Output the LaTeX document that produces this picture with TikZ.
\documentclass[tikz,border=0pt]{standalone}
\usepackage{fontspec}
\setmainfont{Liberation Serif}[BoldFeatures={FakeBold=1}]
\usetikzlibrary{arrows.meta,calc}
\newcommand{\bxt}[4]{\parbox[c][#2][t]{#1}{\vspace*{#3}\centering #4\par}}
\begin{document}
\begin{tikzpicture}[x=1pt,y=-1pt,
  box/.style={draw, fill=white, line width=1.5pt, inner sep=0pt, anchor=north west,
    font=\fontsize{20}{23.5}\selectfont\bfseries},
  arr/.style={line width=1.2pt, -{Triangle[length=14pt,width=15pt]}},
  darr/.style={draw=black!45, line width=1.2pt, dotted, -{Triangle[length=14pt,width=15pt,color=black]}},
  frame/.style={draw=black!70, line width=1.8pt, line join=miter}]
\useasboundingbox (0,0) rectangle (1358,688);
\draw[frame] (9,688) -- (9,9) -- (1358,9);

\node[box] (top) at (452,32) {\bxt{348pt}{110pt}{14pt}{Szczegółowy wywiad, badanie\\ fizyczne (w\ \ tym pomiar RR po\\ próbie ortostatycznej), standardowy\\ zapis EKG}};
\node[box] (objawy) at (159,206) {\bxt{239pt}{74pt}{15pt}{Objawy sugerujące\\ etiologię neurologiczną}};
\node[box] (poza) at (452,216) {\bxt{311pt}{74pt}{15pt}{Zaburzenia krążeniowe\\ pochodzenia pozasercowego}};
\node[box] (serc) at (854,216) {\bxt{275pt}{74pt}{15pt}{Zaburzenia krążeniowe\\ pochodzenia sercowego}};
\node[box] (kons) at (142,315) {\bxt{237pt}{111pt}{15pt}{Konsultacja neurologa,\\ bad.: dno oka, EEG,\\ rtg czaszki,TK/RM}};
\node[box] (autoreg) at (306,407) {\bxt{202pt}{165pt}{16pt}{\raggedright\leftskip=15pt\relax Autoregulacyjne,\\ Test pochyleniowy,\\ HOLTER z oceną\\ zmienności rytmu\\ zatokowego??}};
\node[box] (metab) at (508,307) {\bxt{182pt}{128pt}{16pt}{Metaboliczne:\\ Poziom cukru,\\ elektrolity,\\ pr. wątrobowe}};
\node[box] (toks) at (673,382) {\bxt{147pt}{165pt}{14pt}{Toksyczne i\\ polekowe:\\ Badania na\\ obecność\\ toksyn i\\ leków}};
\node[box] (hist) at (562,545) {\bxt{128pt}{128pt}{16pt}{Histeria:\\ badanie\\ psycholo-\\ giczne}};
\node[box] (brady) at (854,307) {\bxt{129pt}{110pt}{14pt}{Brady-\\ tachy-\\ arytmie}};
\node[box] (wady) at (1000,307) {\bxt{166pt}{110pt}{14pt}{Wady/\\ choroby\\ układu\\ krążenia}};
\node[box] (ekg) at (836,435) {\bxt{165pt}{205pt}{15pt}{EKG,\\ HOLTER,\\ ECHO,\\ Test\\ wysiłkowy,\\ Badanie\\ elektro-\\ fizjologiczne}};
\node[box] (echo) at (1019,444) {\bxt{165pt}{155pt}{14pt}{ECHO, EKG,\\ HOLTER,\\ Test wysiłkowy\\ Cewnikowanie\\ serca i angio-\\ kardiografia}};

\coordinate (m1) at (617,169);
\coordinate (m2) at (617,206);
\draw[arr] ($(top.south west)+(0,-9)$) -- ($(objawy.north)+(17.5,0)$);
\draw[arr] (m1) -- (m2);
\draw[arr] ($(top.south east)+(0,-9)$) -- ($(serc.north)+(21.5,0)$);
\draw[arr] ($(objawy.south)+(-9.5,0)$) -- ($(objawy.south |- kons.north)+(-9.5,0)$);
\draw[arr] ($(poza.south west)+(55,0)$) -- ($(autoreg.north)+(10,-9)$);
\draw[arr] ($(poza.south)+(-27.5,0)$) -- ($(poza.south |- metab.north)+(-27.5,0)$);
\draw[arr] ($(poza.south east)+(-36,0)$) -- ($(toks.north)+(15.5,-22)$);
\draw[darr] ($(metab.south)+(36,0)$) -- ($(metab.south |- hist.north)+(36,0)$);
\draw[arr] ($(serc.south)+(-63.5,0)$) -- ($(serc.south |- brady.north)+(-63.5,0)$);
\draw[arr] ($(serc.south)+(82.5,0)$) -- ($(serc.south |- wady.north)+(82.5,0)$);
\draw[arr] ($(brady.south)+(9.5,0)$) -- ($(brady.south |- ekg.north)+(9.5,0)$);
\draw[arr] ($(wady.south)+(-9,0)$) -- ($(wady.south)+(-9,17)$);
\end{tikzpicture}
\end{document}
---
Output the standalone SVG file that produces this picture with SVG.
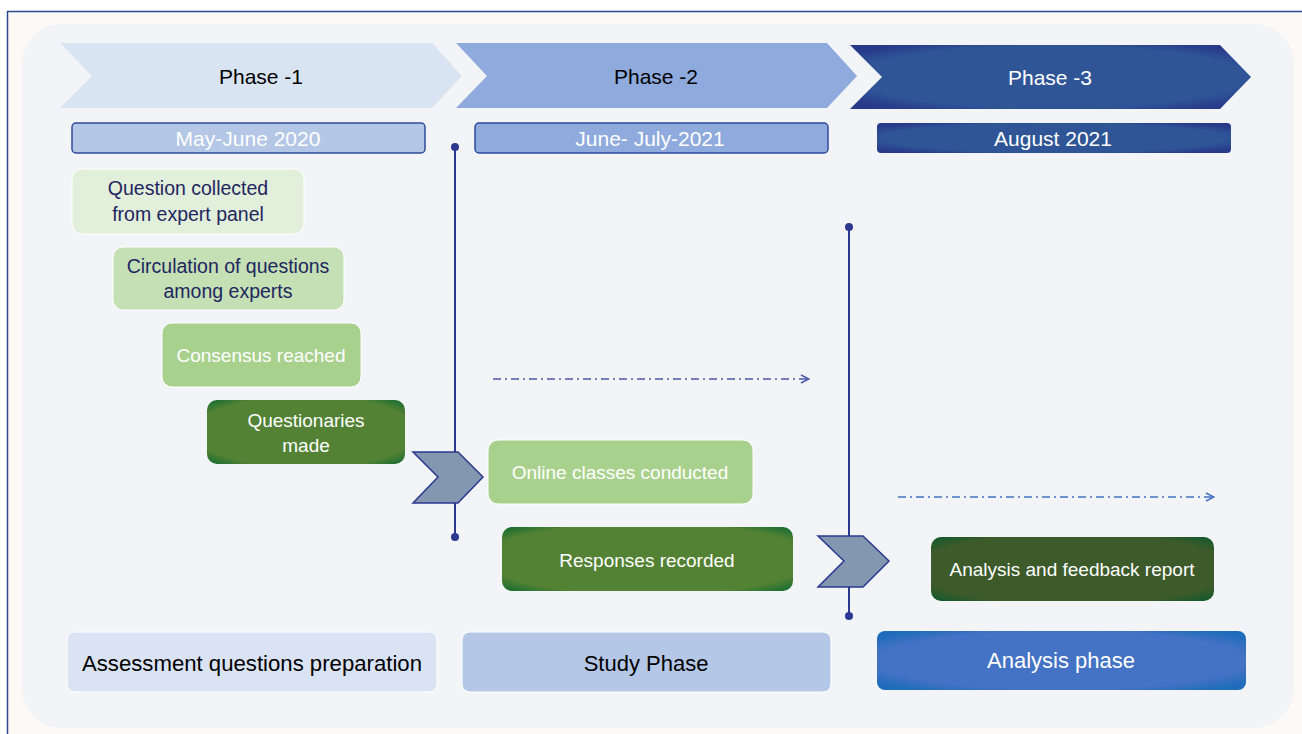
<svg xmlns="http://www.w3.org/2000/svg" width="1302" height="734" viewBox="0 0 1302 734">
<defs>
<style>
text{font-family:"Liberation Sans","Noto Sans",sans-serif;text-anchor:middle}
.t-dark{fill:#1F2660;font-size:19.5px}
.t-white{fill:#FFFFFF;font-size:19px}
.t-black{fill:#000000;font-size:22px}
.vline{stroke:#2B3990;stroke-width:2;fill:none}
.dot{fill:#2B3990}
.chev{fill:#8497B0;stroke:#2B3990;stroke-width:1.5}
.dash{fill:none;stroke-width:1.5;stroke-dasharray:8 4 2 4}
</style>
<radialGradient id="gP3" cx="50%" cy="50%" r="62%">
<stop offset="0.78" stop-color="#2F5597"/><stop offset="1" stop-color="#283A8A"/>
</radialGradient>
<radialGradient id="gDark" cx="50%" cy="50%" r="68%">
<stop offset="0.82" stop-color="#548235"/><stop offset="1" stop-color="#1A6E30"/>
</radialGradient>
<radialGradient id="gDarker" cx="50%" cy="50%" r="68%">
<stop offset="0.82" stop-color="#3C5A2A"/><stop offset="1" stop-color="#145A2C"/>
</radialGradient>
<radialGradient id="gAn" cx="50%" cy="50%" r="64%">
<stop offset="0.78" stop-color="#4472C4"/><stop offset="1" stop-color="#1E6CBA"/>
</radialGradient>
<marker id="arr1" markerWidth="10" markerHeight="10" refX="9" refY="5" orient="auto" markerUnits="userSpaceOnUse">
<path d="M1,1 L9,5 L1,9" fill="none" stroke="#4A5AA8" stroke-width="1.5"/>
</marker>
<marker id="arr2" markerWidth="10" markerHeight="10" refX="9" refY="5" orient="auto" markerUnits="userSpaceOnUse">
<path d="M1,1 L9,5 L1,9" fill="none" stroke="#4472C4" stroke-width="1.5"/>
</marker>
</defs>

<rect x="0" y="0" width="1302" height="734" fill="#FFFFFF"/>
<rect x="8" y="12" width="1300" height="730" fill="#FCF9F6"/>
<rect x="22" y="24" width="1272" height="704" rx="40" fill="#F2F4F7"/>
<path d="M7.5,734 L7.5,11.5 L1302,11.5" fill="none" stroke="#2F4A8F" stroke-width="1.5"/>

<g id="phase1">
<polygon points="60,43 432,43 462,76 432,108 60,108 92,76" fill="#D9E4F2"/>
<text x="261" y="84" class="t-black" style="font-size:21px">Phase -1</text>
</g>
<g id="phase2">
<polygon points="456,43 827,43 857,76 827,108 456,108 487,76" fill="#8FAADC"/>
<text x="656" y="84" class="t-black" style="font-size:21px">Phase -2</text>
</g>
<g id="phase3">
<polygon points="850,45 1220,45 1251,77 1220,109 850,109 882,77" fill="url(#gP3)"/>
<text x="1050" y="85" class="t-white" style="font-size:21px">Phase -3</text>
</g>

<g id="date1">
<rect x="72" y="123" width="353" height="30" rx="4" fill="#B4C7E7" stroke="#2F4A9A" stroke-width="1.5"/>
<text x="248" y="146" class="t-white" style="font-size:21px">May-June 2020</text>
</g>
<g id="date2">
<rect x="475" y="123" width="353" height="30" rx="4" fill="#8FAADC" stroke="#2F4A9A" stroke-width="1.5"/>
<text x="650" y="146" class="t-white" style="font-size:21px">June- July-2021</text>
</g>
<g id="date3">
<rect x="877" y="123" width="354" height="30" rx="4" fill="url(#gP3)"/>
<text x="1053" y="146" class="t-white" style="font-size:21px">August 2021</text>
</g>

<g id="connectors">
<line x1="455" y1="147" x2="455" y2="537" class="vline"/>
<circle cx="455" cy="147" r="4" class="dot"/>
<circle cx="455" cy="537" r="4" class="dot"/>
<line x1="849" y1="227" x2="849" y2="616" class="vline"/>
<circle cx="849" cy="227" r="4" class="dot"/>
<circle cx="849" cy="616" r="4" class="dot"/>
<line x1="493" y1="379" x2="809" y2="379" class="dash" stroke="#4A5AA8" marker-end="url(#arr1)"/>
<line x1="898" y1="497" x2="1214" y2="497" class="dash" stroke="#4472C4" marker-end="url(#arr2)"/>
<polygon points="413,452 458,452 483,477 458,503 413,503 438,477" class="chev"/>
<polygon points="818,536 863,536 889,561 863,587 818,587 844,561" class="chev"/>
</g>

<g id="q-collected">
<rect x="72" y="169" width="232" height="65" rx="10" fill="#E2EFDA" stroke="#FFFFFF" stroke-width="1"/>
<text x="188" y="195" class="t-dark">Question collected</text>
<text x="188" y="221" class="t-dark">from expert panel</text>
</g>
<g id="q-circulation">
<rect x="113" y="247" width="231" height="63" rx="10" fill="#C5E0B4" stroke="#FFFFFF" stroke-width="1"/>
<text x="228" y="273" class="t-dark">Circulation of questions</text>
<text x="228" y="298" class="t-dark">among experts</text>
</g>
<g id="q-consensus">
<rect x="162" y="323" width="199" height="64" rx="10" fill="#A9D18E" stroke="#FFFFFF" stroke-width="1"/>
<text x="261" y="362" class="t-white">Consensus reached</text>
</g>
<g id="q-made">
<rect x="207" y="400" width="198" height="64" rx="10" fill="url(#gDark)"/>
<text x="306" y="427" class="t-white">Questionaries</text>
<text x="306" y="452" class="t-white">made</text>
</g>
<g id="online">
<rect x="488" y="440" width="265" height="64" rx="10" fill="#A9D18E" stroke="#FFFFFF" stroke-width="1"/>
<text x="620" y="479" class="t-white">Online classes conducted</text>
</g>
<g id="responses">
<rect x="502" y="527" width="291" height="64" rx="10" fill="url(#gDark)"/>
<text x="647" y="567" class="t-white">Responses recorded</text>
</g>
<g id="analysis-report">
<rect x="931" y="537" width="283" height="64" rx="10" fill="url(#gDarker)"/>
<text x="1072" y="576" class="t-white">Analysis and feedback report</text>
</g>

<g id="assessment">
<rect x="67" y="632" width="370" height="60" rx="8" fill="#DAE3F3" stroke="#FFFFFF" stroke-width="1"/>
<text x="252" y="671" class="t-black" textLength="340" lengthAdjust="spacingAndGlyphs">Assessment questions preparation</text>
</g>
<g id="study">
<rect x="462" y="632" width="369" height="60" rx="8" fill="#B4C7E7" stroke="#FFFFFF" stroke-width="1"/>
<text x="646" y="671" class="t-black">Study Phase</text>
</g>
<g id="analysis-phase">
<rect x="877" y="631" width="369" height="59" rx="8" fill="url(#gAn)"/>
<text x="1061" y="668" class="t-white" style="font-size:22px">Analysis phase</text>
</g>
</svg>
---
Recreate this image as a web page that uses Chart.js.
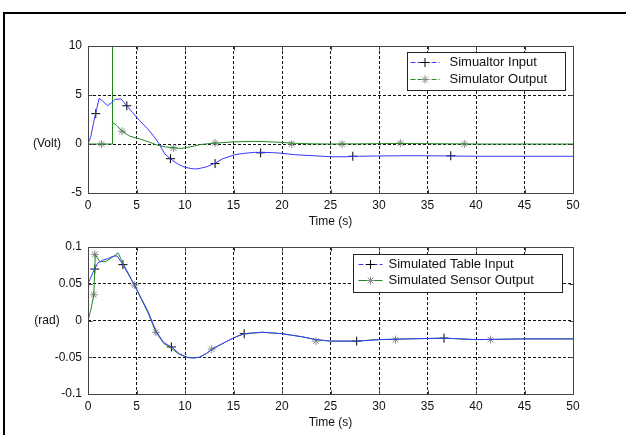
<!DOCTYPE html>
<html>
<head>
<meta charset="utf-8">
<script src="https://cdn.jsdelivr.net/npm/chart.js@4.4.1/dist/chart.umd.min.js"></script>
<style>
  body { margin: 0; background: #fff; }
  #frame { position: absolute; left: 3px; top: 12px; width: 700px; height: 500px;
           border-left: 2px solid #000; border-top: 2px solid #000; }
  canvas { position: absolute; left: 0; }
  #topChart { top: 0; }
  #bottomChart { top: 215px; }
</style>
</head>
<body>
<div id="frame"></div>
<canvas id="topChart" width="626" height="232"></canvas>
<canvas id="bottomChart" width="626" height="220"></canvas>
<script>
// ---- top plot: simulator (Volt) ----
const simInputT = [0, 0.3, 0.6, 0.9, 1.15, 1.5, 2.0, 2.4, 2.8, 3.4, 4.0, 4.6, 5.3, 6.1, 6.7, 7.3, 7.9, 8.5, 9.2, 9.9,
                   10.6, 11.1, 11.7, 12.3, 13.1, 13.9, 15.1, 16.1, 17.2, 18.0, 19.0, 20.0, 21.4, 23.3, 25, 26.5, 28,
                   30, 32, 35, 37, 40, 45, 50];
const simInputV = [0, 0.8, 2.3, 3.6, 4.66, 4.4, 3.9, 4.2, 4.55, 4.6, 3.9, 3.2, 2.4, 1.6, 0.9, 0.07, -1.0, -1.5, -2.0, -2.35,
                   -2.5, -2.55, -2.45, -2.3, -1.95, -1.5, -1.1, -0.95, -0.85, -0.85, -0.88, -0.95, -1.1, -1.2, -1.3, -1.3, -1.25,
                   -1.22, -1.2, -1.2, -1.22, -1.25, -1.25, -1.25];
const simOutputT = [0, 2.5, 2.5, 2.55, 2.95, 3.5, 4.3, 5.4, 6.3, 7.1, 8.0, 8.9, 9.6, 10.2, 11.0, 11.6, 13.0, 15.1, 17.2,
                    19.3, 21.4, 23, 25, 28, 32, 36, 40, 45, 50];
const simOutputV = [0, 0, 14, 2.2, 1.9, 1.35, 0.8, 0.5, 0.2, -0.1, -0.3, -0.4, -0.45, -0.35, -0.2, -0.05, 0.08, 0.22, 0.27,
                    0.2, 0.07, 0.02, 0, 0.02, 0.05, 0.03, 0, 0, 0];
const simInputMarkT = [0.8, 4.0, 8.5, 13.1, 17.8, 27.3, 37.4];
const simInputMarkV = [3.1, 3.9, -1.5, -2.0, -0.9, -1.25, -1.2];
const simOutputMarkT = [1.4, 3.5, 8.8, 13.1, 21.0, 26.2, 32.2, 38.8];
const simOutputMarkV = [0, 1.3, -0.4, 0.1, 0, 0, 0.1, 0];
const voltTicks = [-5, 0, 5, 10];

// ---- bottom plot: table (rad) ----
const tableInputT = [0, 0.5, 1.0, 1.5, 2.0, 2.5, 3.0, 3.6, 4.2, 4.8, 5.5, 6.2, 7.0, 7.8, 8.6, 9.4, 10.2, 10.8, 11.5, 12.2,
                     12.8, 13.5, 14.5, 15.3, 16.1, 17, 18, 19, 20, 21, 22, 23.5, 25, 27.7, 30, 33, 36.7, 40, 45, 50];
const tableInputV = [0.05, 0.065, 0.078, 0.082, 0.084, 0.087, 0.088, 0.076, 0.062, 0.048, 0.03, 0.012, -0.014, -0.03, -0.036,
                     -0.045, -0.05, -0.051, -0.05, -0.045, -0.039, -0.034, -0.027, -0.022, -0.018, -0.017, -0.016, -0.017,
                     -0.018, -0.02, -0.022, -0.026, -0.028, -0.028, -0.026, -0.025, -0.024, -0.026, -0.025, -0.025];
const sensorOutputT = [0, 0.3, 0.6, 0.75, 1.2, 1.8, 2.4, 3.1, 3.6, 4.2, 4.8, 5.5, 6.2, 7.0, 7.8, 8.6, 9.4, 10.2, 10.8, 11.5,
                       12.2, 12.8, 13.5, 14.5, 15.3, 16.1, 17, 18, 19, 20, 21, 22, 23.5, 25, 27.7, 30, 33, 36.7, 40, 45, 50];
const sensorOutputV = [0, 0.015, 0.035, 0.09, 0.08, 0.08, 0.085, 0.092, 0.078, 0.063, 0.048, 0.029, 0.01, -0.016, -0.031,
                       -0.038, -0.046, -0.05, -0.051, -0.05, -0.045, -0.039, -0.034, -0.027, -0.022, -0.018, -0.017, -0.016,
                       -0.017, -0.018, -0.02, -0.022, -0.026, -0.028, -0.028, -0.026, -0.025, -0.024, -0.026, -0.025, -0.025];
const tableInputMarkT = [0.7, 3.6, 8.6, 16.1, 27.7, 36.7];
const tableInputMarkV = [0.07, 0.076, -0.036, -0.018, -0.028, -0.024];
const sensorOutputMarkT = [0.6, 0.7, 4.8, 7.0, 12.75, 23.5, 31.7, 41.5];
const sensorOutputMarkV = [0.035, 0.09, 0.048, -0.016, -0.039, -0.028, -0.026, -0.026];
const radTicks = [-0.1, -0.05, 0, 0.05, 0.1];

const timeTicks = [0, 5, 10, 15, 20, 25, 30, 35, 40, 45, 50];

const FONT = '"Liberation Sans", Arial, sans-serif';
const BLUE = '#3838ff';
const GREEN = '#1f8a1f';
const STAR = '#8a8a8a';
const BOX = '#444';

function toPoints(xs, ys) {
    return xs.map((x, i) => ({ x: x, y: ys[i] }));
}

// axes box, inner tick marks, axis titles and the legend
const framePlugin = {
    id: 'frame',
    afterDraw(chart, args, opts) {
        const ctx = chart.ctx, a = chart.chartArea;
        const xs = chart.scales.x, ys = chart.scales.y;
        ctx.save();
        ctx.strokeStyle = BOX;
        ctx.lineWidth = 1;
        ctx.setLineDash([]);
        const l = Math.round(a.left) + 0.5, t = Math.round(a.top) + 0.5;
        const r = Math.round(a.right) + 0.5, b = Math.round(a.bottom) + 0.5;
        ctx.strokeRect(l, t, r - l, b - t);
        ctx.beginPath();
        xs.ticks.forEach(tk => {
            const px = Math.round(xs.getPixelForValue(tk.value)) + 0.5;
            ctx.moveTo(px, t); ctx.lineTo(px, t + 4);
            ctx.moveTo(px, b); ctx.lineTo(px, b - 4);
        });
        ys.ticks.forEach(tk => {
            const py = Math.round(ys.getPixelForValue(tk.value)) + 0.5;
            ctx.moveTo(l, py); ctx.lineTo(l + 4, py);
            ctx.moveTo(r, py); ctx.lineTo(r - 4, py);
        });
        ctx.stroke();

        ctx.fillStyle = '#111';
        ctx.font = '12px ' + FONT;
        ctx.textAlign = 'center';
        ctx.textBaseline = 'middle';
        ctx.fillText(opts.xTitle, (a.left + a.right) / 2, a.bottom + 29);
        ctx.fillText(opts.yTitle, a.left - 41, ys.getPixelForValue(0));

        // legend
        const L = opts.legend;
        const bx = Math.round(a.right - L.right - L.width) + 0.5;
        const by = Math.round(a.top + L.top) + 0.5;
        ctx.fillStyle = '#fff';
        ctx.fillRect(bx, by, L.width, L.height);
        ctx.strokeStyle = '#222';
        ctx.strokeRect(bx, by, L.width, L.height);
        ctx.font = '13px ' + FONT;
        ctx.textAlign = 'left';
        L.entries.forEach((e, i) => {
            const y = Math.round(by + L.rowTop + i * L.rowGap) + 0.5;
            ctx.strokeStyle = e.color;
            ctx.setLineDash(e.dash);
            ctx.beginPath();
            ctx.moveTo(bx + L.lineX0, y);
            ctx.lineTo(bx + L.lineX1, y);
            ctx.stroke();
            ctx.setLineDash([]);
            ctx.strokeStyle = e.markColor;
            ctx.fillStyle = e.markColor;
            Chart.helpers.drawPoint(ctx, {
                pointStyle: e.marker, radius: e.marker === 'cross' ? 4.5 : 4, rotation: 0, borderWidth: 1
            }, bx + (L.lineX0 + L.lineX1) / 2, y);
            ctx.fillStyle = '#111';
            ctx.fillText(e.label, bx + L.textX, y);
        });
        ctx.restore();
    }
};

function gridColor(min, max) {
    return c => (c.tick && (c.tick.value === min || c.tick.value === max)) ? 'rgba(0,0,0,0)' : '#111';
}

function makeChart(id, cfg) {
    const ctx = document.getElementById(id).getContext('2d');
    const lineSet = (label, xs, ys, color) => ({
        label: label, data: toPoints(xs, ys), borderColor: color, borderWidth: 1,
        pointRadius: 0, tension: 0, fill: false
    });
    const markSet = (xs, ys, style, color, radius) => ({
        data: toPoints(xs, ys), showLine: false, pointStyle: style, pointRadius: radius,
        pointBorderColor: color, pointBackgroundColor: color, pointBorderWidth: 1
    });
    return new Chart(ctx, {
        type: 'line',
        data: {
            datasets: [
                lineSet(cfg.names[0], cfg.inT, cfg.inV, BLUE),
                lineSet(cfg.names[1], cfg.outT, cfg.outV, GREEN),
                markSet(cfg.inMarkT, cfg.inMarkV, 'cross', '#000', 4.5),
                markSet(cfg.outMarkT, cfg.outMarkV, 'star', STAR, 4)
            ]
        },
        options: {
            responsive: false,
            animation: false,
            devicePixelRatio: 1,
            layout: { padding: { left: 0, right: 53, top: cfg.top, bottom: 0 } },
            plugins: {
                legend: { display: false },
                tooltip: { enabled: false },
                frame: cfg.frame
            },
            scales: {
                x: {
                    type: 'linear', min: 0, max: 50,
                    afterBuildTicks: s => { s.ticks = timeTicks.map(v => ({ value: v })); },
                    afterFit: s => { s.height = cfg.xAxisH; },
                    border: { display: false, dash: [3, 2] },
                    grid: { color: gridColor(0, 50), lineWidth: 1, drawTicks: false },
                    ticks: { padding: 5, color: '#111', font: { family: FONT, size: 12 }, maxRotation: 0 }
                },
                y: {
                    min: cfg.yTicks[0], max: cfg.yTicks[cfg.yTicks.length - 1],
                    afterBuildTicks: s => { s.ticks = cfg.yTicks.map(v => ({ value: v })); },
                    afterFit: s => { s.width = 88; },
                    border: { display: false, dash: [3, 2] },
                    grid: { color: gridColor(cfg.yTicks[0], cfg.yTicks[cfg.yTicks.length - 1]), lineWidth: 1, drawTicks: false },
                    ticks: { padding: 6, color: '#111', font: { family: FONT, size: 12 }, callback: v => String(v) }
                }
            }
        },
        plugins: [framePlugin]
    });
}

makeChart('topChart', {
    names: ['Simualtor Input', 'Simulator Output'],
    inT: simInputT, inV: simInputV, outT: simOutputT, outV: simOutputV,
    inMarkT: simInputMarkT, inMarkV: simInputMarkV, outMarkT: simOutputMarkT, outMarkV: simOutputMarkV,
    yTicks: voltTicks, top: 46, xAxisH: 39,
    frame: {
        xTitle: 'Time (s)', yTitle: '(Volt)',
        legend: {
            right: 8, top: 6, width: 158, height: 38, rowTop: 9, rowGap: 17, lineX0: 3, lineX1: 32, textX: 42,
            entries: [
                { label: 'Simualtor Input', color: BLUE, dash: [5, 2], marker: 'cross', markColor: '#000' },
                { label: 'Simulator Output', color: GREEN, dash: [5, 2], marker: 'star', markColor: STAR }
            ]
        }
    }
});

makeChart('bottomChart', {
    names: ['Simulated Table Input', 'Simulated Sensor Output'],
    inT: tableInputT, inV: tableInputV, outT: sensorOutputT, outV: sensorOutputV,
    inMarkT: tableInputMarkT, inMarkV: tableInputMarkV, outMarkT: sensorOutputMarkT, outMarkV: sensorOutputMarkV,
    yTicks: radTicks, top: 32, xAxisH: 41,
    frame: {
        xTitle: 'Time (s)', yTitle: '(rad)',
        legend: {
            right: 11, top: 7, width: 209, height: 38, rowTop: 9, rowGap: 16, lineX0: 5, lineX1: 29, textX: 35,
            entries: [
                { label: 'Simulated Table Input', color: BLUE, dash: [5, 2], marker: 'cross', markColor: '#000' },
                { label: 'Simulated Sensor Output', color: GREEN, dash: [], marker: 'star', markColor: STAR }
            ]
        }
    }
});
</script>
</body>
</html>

REQUEST | Quote nothing but the lines that run from the line containing "Output the LaTeX" through the line containing "(9,9) -- (1358,9);", keeping both of them word for word.

RESULT OF THE EXERCISE |
Output the LaTeX document that produces this picture with TikZ.
\documentclass[tikz,border=0pt]{standalone}
\usepackage{fontspec}
\setmainfont{Liberation Serif}[BoldFeatures={FakeBold=1}]
\usetikzlibrary{arrows.meta,calc}
\newcommand{\bxt}[4]{\parbox[c][#2][t]{#1}{\vspace*{#3}\centering #4\par}}
\begin{document}
\begin{tikzpicture}[x=1pt,y=-1pt,
  box/.style={draw, fill=white, line width=1.5pt, inner sep=0pt, anchor=north west,
    font=\fontsize{20}{23.5}\selectfont\bfseries},
  arr/.style={line width=1.2pt, -{Triangle[length=14pt,width=15pt]}},
  darr/.style={draw=black!45, line width=1.2pt, dotted, -{Triangle[length=14pt,width=15pt,color=black]}},
  frame/.style={draw=black!70, line width=1.8pt, line join=miter}]
\useasboundingbox (0,0) rectangle (1358,688);
\draw[frame] (9,688) -- (9,9) -- (1358,9);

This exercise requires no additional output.